One of the few cameos Santa's deigned to make in the Christmas promostravaganza is for Coca-Cola, the company which is often (falsely, I am told) credited with 'inventing' the 'version' of Santa we most recognise today. Yet instead of the cheery Santa we know and love, the sugartastic soft drinks firm has hired one with a really, really scary melted face. The little girl who's tapped on the shoulder by this red suited burns victim can barely contain her shock at being confronted by this beast, and she was being PAID to look at it.

I'm hoping that Santa's absence is due to the fact that he's knocking up something extra special for me and not because a few focus groups in the Wirral decided to think outside the box and try and make Christmas something it was never meant to be: fashionable.

Friday, December 01, 2006

Oops she did it again

From divorcée to Paris wannabe in less than a month. Have Britney's knickers, or lack thereof, damaged her post-split credibility?

It's not even a month since the celeb-obsessed were screaming hallelujah and doling out the odd 'I told you so' at the news that Britney Spears had called time on her marriage to Kevin Federline. To many, this was a new start from Britney. Fans got excited at the prospect of a new album, K-Fed haters revelled in his misery and most sane people thought 'Oh well at least I won't have to read about it any more'. Britney, however, had other ideas and now the backlash has begun thanks to Britney flashing her, er, beaver, not once but twice in the space of a week.

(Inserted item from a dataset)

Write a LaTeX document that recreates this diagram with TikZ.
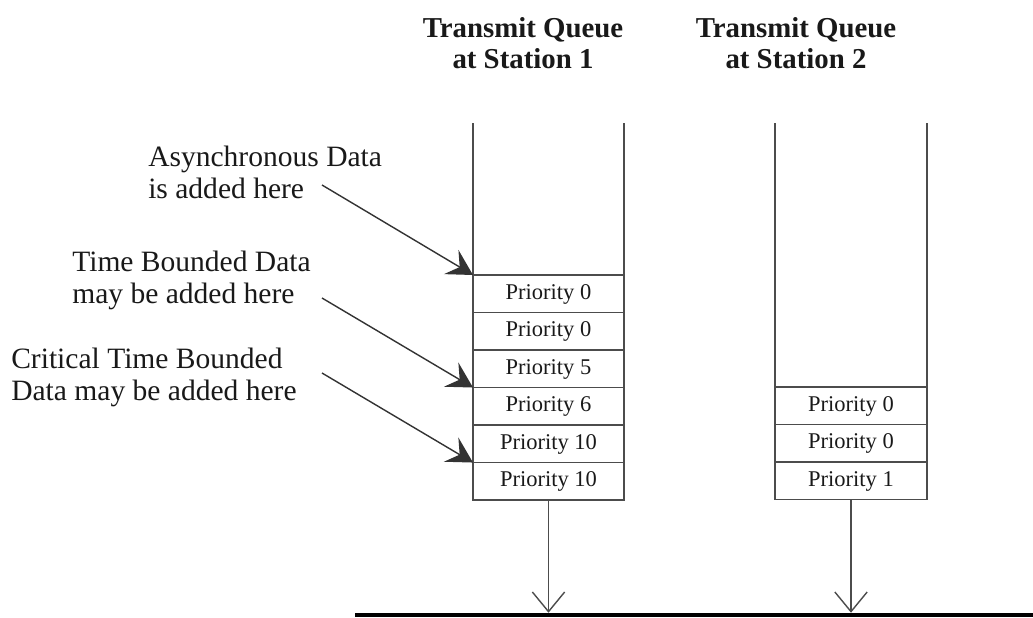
\documentclass[tikz,border=0pt]{standalone}
\usepackage{fontspec}
\setmainfont{Liberation Serif}
\usetikzlibrary{positioning,arrows.meta}

\begin{document}
\begin{tikzpicture}[x=0.025cm, y=-0.025cm]
\tikzstyle{every node} = [inner sep=0pt, text=black!90]
\tikzstyle{cell} = [draw=black!70, line width=1.1pt, minimum width=3.775cm, minimum height=0.9375cm, outer sep=0pt, text height=7.5pt, text depth=0pt, font=\fontsize{16}{19}\selectfont]
\tikzstyle{note} = [align=left, anchor=west, font=\fontsize{21}{22.8}\selectfont]
\tikzstyle{title} = [align=center, font=\fontsize{20.5}{22.5}\selectfont\bfseries]
\tikzstyle{wall} = [draw=black!70, line width=1.1pt]
\tikzstyle{push} = [-{Stealth[length=18pt, width=20pt, inset=7pt]}, draw=black!80, line width=1pt]
\tikzstyle{drop} = [-{Straight Barb[length=14pt, width=23pt]}, draw=black!70, line width=1pt, shorten >=1.6pt]
\useasboundingbox (0,0) rectangle (1033,618);
% titles
\node[title] (t1) at (523,43) {Transmit Queue\\at Station 1};
\node[title] (t2) at (796,43) {Transmit Queue\\at Station 2};
% queue at station 1
\node[cell] (q1c1) at (548.5,293.75) {Priority 0};
\node[cell, below=0pt of q1c1] (q1c2) {Priority 0};
\node[cell, below=0pt of q1c2] (q1c3) {Priority 5};
\node[cell, below=0pt of q1c3] (q1c4) {Priority 6};
\node[cell, below=0pt of q1c4] (q1c5) {Priority 10};
\node[cell, below=0pt of q1c5] (q1c6) {Priority 10};
% queue at station 2
\node[cell, minimum width=3.8cm] (q2c1) at (851,405.75) {Priority 0};
\node[cell, minimum width=3.8cm, below=0pt of q2c1] (q2c2) {Priority 0};
\node[cell, minimum width=3.8cm, below=0pt of q2c2] (q2c3) {Priority 1};
% walls
\coordinate (top) at (0,123);
\foreach \c in {q1c1.north west, q1c1.north east, q2c1.north west, q2c1.north east}
\draw[wall] (\c |- top) -- (\c);
% notes
\node[note] (n1) at (148,172) {Asynchronous Data\\is added here};
\node[note] (n2) at (72,280) {Time Bounded Data\\may be added here};
\node[note] (n3) at (11,377) {Critical Time Bounded\\Data may be added here};
\coordinate (s1) at (322,185);
\coordinate (s2) at (322,298);
\coordinate (s3) at (322,373);
\foreach \from/\to in {s1/q1c1.north west, s2/q1c4.north west, s3/q1c6.north west}
\draw[push] (\from) -- (\to);
% bus
\coordinate (busL) at (355,615);
\coordinate (busR) at (1033,615);
\draw[line width=3.5pt] (busL) -- (busR);
\foreach \c in {q1c6, q2c3}
\draw[drop] (\c.south) -- (\c.south |- busL);
\end{tikzpicture}
\end{document}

Now to hear the tabloids talk you'd think that Britney has hitched her skirt above her head and ran round Trafalgar Square bearing her all, but in fact that's not quite the case. Ms Spears has committed the cardinal sin of not wearing any knickers and deigning to do so not just on a night out but on a night out with the dreaded/ fabulous/ inspiring/ waste of bone* (*delete depending on which celeb mag you read most often) Paris Hilton. Ah yes, Paris. Not only is she a model, heiress, actress, singer and very bad at looking like she enjoys sex, Paris is also now Britney's latest CPF, confidante and, from the look of some of the pictures, walking stick. Fans are up in arms, paparazzi photographers love it and the rest of us can't believe that someone forgetting to wear knickers is front page news.

Of course, most of us like to think we're media savvy enough to spot a publicity stunt. Talent contests, behind-the-scenes shows and frank celeb interviews have served to strip the gloss from showbusiness, leaving a trail of cynics and naysayers in its path. Personally, I find it hard to believe that someone is so desperate for column space that they happily allow their genitalia to be photographed, but then again one should never underestimate the power of Paris Hilton. Maybe she whipped Brit's kecks off just as the limo pulled up to the club? Perhaps she had a spot on her nose and wanted to deflect the attention? Either way, it's time someone told Britney to either wear trousers or get some serious bucket knickers.